A rally for and protest against President Donald Trump during his visit to Burnsville, Minnesota
A restored prairie in southern Scott County, Minnesota
Wacipi with the Shakopee Mdewakanton Sioux Community, Minnesota
Minneapolis Open Streets on Lyndale Avenue (same for the next photo)
Crown-tipped coral fungus, Minnesota Valley National Wildlife Refuge
Grizzly Falls, Kings Canyon National Park
Sequoia National Park

Thanks, as always, for looking. A happy new year to you.

To Voyageurs

We visited Voyageurs National Park the wrong way last weekend.

The park, right at the northern border of Minnesota, is more than one-third lake, and nearly all of the land is best accessed by boat — or by ice, once the lake gets there. We didn’t have a boat and had just a few hours, hardly enough to get introduced to a few hundred square miles. But it was my birthday week, and the fall colors were still hanging on, and we won’t be in Minnesota forever, and we had a beautiful Saturday to spend, so we went for it. It’s the wrong approach to truly see this place. But it was beautiful nonetheless.

We hiked the Blind Ash Bay Trail, a nice little loop near a park entrance. Golden aspen and birch leaves, long pine needles and green mosses carpeted the often waterlogged forest floor. There’s still growing to do even in October, including for spiky little plants, like miniature Christmas trees and cacti, that I’d never seen before.

Hopefully we’ll have the chance to get more thoroughly acquainted.

Thanks for looking!

Kings Canyon

The clouds greeted us on our way to Kings Canyon. The road from Sequoia to the adjacent national park goes over a high ridge where water vapor drifts up and down the hillsides in all directions, including right through where we stood.

From there the road mostly goes down, descending from an overlook of one of the continent’s deepest canyons right to its floor. The gorge is genuinely, shockingly deep, gouged by the Kings River and ancient glaciers into a complex of rough-hewn peaks and cliffs — great walls that enclosed us on all sides except above. It’s a wilder, rougher cousin to Yosemite Valley and perhaps the more spectacular demonstration of frozen and liquid water’s sheer power, in my opinion.

We took the Mist Falls trail from Roads End, a literal-named park service station, deeper into the canyon. The trail is a backpacking thoroughfare, busy with groups going to and from the Sierra wilderness.
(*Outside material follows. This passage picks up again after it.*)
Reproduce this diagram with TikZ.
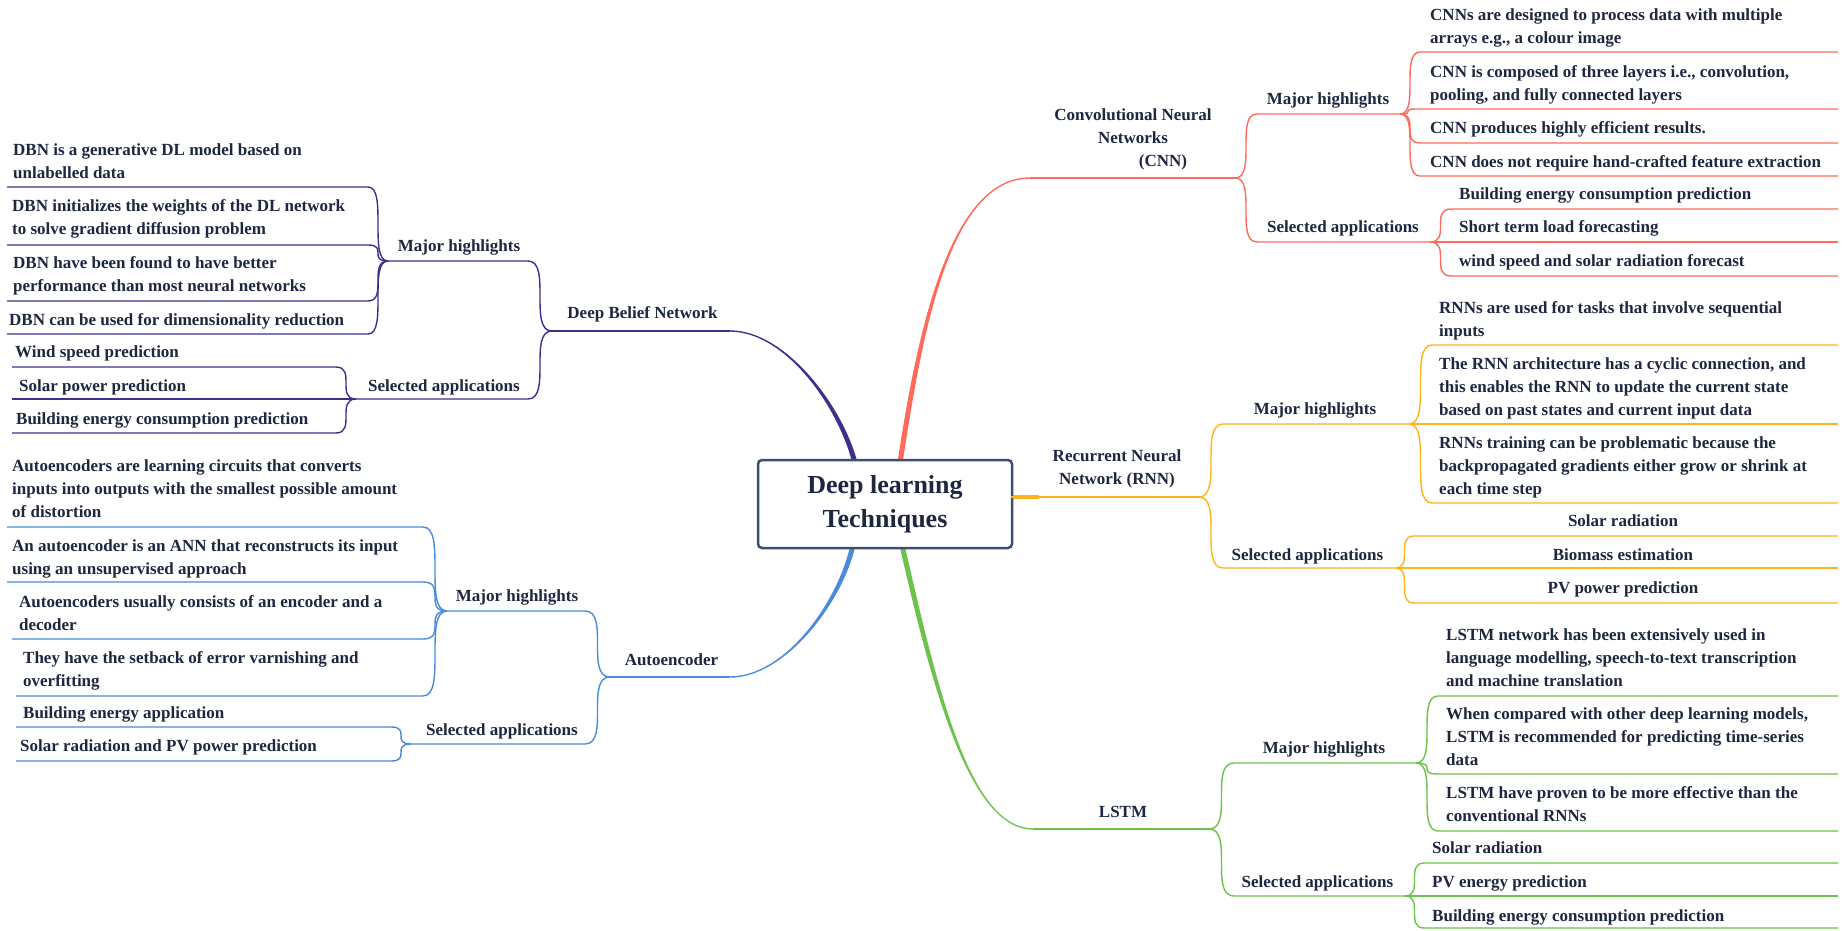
\documentclass[tikz,border=0pt]{standalone}
\usepackage{fontspec}
\setmainfont{Liberation Serif}
\usetikzlibrary{calc}
\definecolor{cnnc}{HTML}{FF6B5B}
\definecolor{dbnc}{HTML}{3C2F8E}
\definecolor{rnnc}{HTML}{FFB31A}
\definecolor{aec}{HTML}{4A8BDA}
\definecolor{lstmc}{HTML}{6DC24B}
\definecolor{boxc}{HTML}{3D4F72}
\definecolor{txt}{HTML}{1E2740}
\newcommand\mleaf[4]{\draw[#1] (#2) .. controls (#2 -| #3) and (#3 -| #2) .. (#3) -- (#3 -| #4);}
\newcommand\mtaper[7]{\fill[#1] ($(#2)+(#6)$) .. controls ($(#3)+(#6)$) and ($(#4)+(#7)$) .. ($(#5)+(#7)$) -- ($(#5)-(#7)$) .. controls ($(#4)-(#7)$) and ($(#3)-(#6)$) .. ($(#2)-(#6)$) -- cycle;}
\begin{document}
\begin{tikzpicture}[x=1bp,y=-1bp,
  conn/.style={line width=1.4bp},
  cnnl/.style={conn,draw=cnnc},
  dbnl/.style={conn,draw=dbnc},
  rnnl/.style={conn,draw=rnnc},
  ael/.style={conn,draw=aec},
  lstml/.style={conn,draw=lstmc},
  lbl/.style={inner sep=0pt,text=txt,font=\fontsize{17bp}{23bp}\selectfont\bfseries,align=left,anchor=west},
  lblc/.style={lbl,align=center,anchor=center}]
\fill[white] (0,0) rectangle (1842,930);
\useasboundingbox (0,0) rectangle (1842,930);

% ---------- coordinates ----------
\coordinate (redge) at (1838,0);
\coordinate (ledge) at (7,0);
\coordinate (ledgeb) at (12,0);
\coordinate (ledgec) at (16,0);
% CNN
\coordinate (cnnA) at (900,463);
\coordinate (cnnP) at (920,330);
\coordinate (cnnQ) at (950,178);
\coordinate (cnnB) at (1030,178);
\coordinate (jcnn) at (1235,178);
\coordinate (cnnmh) at (1257,114);
\coordinate (jcnnmh) at (1400,114);
\coordinate (cnnsa) at (1257,242);
\coordinate (jcnnsa) at (1430,242);
\coordinate (cm1) at (1420,52);
\coordinate (cm2) at (1416,109);
\coordinate (cm3) at (1420,143);
\coordinate (cm4) at (1420,176);
\coordinate (cs1) at (1451,209);
\coordinate (cs2) at (1451,242);
\coordinate (cs3) at (1451,276);
% RNN
\coordinate (rnnA) at (1011,497);
\coordinate (rnnT) at (1039,497);
\coordinate (jrnn) at (1199,497);
\coordinate (rnnmh) at (1223,424);
\coordinate (jrnnmh) at (1409,424);
\coordinate (rnnsa) at (1223,568);
\coordinate (jrnnsa) at (1395,568);
\coordinate (rm1) at (1432,345);
\coordinate (rm2) at (1432,424);
\coordinate (rm3) at (1432,503);
\coordinate (rs1) at (1414,536);
\coordinate (rs2) at (1414,568);
\coordinate (rs3) at (1414,603);
% LSTM
\coordinate (lstmA) at (902,545);
\coordinate (lstmP) at (935,690);
\coordinate (lstmQ) at (970,829);
\coordinate (lstmB) at (1033,829);
\coordinate (jlstm) at (1209,829);
\coordinate (lstmmh) at (1234,763);
\coordinate (jlstmmh) at (1416,763);
\coordinate (lstmsa) at (1234,896);
\coordinate (jlstmsa) at (1405,896);
\coordinate (lm1) at (1438,696);
\coordinate (lm2) at (1438,774);
\coordinate (lm3) at (1438,831);
\coordinate (ls1) at (1424,863);
\coordinate (ls2) at (1424,896);
\coordinate (ls3) at (1424,928);
% DBN
\coordinate (dbnA) at (855,463);
\coordinate (dbnP) at (840,405);
\coordinate (dbnQ) at (785,331);
\coordinate (dbnB) at (730,331);
\coordinate (jdbn) at (552,331);
\coordinate (dbnmh) at (528,261);
\coordinate (jdbnmh) at (388,261);
\coordinate (dbnsa) at (528,399);
\coordinate (jdbnsa) at (356,399);
\coordinate (dm1) at (368,187);
\coordinate (dm2) at (368,245);
\coordinate (dm3) at (368,301);
\coordinate (dm4) at (368,334);
\coordinate (ds1) at (336,367);
\coordinate (ds2) at (336,399);
\coordinate (ds3) at (336,433);
% Autoencoder
\coordinate (aeA) at (853,545);
\coordinate (aeP) at (840,603);
\coordinate (aeQ) at (785,677);
\coordinate (aeB) at (730,677);
\coordinate (jae) at (610,677);
\coordinate (aemh) at (585,611);
\coordinate (jaemh) at (447,611);
\coordinate (aesa) at (585,744);
\coordinate (jaesa) at (411,744);
\coordinate (am1) at (423,527);
\coordinate (am2) at (423,582);
\coordinate (am3) at (423,639);
\coordinate (am4) at (423,696);
\coordinate (as1) at (391,727);
\coordinate (as2) at (391,761);

% ---------- main tapered branches ----------
\mtaper{cnnc}{cnnA}{cnnP}{cnnQ}{cnnB}{-2.6,0}{0,-0.7}
\mtaper{dbnc}{dbnA}{dbnP}{dbnQ}{dbnB}{-2.6,0}{0,0.7}
\mtaper{aec}{aeA}{aeP}{aeQ}{aeB}{2.6,0}{0,0.7}
\mtaper{lstmc}{lstmA}{lstmP}{lstmQ}{lstmB}{2.6,0}{0,-0.7}
\draw[rnnc,line width=3.6bp] (rnnA) -- (rnnT);

% ---------- root ----------
\node[draw=boxc,line width=2.5bp,fill=white,rounded corners=4bp,minimum width=254bp,minimum height=88bp,inner sep=0pt,text=txt,font=\fontsize{26bp}{34bp}\selectfont\bfseries,align=center] (root) at (885,504) {\strut Deep learning\\Techniques\strut};

% ---------- CNN ----------
\draw[cnnl] (cnnB) -- (jcnn);
\mleaf{cnnl}{jcnn}{cnnmh}{jcnnmh}
\mleaf{cnnl}{jcnn}{cnnsa}{jcnnsa}
\mleaf{cnnl}{jcnnmh}{cm1}{redge}
\mleaf{cnnl}{jcnnmh}{cm2}{redge}
\mleaf{cnnl}{jcnnmh}{cm3}{redge}
\mleaf{cnnl}{jcnnmh}{cm4}{redge}
\mleaf{cnnl}{jcnnsa}{cs1}{redge}
\mleaf{cnnl}{jcnnsa}{cs2}{redge}
\mleaf{cnnl}{jcnnsa}{cs3}{redge}
\node[lblc] (cnnt) at (1133,139) {\strut Convolutional Neural\\Networks\\\hspace*{60bp}(CNN)\strut};
\node[lblc] (cnnmht) at (1328,100) {\strut Major highlights\strut};
\node[lblc] (cnnsat) at (1343,228) {\strut Selected applications\strut};
\node[lbl] (cnnm1t) at (1430,27.5) {\strut CNNs are designed to process data with multiple\\arrays e.g., a colour image\strut};
\node[lbl] (cnnm2t) at (1430,84) {\strut CNN is composed of three layers i.e., convolution,\\pooling, and fully connected layers\strut};
\node[lbl] (cnnm3t) at (1430,129) {\strut CNN produces highly efficient results.\strut};
\node[lbl] (cnnm4t) at (1430,163) {\strut CNN does not require hand-crafted feature extraction\strut};
\node[lbl] (cnns1t) at (1459,195) {\strut Building energy consumption prediction\strut};
\node[lbl] (cnns2t) at (1459,228) {\strut Short term load forecasting\strut};
\node[lbl] (cnns3t) at (1459,262) {\strut wind speed and solar radiation forecast\strut};

% ---------- RNN ----------
\draw[rnnl] (rnnA) -- (jrnn);
\mleaf{rnnl}{jrnn}{rnnmh}{jrnnmh}
\mleaf{rnnl}{jrnn}{rnnsa}{jrnnsa}
\mleaf{rnnl}{jrnnmh}{rm1}{redge}
\mleaf{rnnl}{jrnnmh}{rm2}{redge}
\mleaf{rnnl}{jrnnmh}{rm3}{redge}
\mleaf{rnnl}{jrnnsa}{rs1}{redge}
\mleaf{rnnl}{jrnnsa}{rs2}{redge}
\mleaf{rnnl}{jrnnsa}{rs3}{redge}
\node[lblc] (rnnt) at (1117,468.5) {\strut Recurrent Neural\\Network (RNN)\strut};
\node[lblc] (rnnmht) at (1315,410) {\strut Major highlights\strut};
\node[lblc] (rnnsat) at (1307.5,556) {\strut Selected applications\strut};
\node[lbl] (rnnm1t) at (1439,320) {\strut RNNs are used for tasks that involve sequential\\inputs\strut};
\node[lbl] (rnnm2t) at (1439,388) {\strut The RNN architecture has a cyclic connection, and\\this enables the RNN to update the current state\\based on past states and current input data\strut};
\node[lbl] (rnnm3t) at (1439,467) {\strut RNNs training can be problematic because the\\backpropagated gradients either grow or shrink at\\each time step\strut};
\node[lblc] (rnns1t) at (1623,522) {\strut Solar radiation\strut};
\node[lblc] (rnns2t) at (1623,556) {\strut Biomass estimation\strut};
\node[lblc] (rnns3t) at (1623,589) {\strut PV power prediction\strut};

% ---------- LSTM ----------
\draw[lstml] (lstmB) -- (jlstm);
\mleaf{lstml}{jlstm}{lstmmh}{jlstmmh}
\mleaf{lstml}{jlstm}{lstmsa}{jlstmsa}
\mleaf{lstml}{jlstmmh}{lm1}{redge}
\mleaf{lstml}{jlstmmh}{lm2}{redge}
\mleaf{lstml}{jlstmmh}{lm3}{redge}
\mleaf{lstml}{jlstmsa}{ls1}{redge}
\mleaf{lstml}{jlstmsa}{ls2}{redge}
\mleaf{lstml}{jlstmsa}{ls3}{redge}
\node[lblc] (lstmt) at (1123,813) {\strut LSTM\strut};
\node[lblc] (lstmmht) at (1324,749) {\strut Major highlights\strut};
\node[lblc] (lstmsat) at (1317.5,883) {\strut Selected applications\strut};
\node[lbl] (lstmm1t) at (1446,659) {\strut LSTM network has been extensively used in\\language modelling, speech-to-text transcription\\and machine translation\strut};
\node[lbl] (lstmm2t) at (1446,738) {\strut When compared with other deep learning models,\\LSTM is recommended for predicting time-series\\data\strut};
\node[lbl] (lstmm3t) at (1446,805.5) {\strut LSTM have proven to be more effective than the\\conventional RNNs\strut};
\node[lbl] (lstms1t) at (1432,849) {\strut Solar radiation\strut};
\node[lbl] (lstms2t) at (1432,883) {\strut PV energy prediction\strut};
\node[lbl] (lstms3t) at (1432,917) {\strut Building energy consumption prediction\strut};

% ---------- DBN ----------
\draw[dbnl] (dbnB) -- (jdbn);
\mleaf{dbnl}{jdbn}{dbnmh}{jdbnmh}
\mleaf{dbnl}{jdbn}{dbnsa}{jdbnsa}
\mleaf{dbnl}{jdbnmh}{dm1}{ledge}
\mleaf{dbnl}{jdbnmh}{dm2}{ledge}
\mleaf{dbnl}{jdbnmh}{dm3}{ledge}
\mleaf{dbnl}{jdbnmh}{dm4}{ledge}
\mleaf{dbnl}{jdbnsa}{ds1}{ledgeb}
\mleaf{dbnl}{jdbnsa}{ds2}{ledgeb}
\mleaf{dbnl}{jdbnsa}{ds3}{ledgeb}
\node[lblc] (dbnt) at (642.5,314) {\strut Deep Belief Network\strut};
\node[lblc] (dbnmht) at (459,247) {\strut Major highlights\strut};
\node[lblc] (dbnsat) at (444,387) {\strut Selected applications\strut};
\node[lbl] (dbnm1t) at (13,162.5) {\strut DBN is a generative DL model based on\\unlabelled data\strut};
\node[lbl] (dbnm2t) at (12,218.5) {\strut DBN initializes the weights of the DL network\\to solve gradient diffusion problem\strut};
\node[lbl] (dbnm3t) at (13,275.5) {\strut DBN have been found to have better\\performance than most neural networks\strut};
\node[lbl] (dbnm4t) at (9,321) {\strut DBN can be used for dimensionality reduction\strut};
\node[lbl] (dbns1t) at (15,353) {\strut Wind speed prediction\strut};
\node[lbl] (dbns2t) at (19,387) {\strut Solar power prediction\strut};
\node[lbl] (dbns3t) at (16,420) {\strut Building energy consumption prediction\strut};

% ---------- Autoencoder ----------
\draw[ael] (aeB) -- (jae);
\mleaf{ael}{jae}{aemh}{jaemh}
\mleaf{ael}{jae}{aesa}{jaesa}
\mleaf{ael}{jaemh}{am1}{ledge}
\mleaf{ael}{jaemh}{am2}{ledge}
\mleaf{ael}{jaemh}{am3}{ledgeb}
\mleaf{ael}{jaemh}{am4}{ledgec}
\mleaf{ael}{jaesa}{as1}{ledgec}
\mleaf{ael}{jaesa}{as2}{ledgec}
\node[lblc] (aet) at (671.5,661) {\strut Autoencoder\strut};
\node[lblc] (aemht) at (517,597) {\strut Major highlights\strut};
\node[lblc] (aesat) at (502,731) {\strut Selected applications\strut};
\node[lbl] (aem1t) at (12,489.5) {\strut Autoencoders are learning circuits that converts\\inputs into outputs with the smallest possible amount\\of distortion\strut};
\node[lbl] (aem2t) at (12,558) {\strut An autoencoder is an ANN that reconstructs its input\\using an unsupervised approach\strut};
\node[lbl] (aem3t) at (19,614) {\strut Autoencoders usually consists of an encoder and a\\decoder\strut};
\node[lbl] (aem4t) at (23,670.5) {\strut They have the setback of error varnishing and\\overfitting\strut};
\node[lbl] (aes1t) at (23,714) {\strut Building energy application\strut};
\node[lbl] (aes2t) at (20,747) {\strut Solar radiation and PV power prediction\strut};
\end{tikzpicture}
\end{document}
Our destination was Mist Falls, one of the largest waterfalls in these national parks. The Kings River’s South Fork, the canyon and a textbook U-shaped, glacier-carved side valley kept the journey lively.

That U-shaped valley I mentioned, husband for scale.
Mist Falls.

The enticingly named Paradise Valley and other beautiful places lie just beyond the falls. Nearly all of the park and its wonders are inaccessible by road. I can only get a taste of these glorious places.

You can see a glimpse of the monumental compression and stress that formed the Sierra Nevada on a rock face above the canyon road near the park entrance.

The trail: about 8 miles in all, there and back; level for the first half of the way, more rugged and steep after that.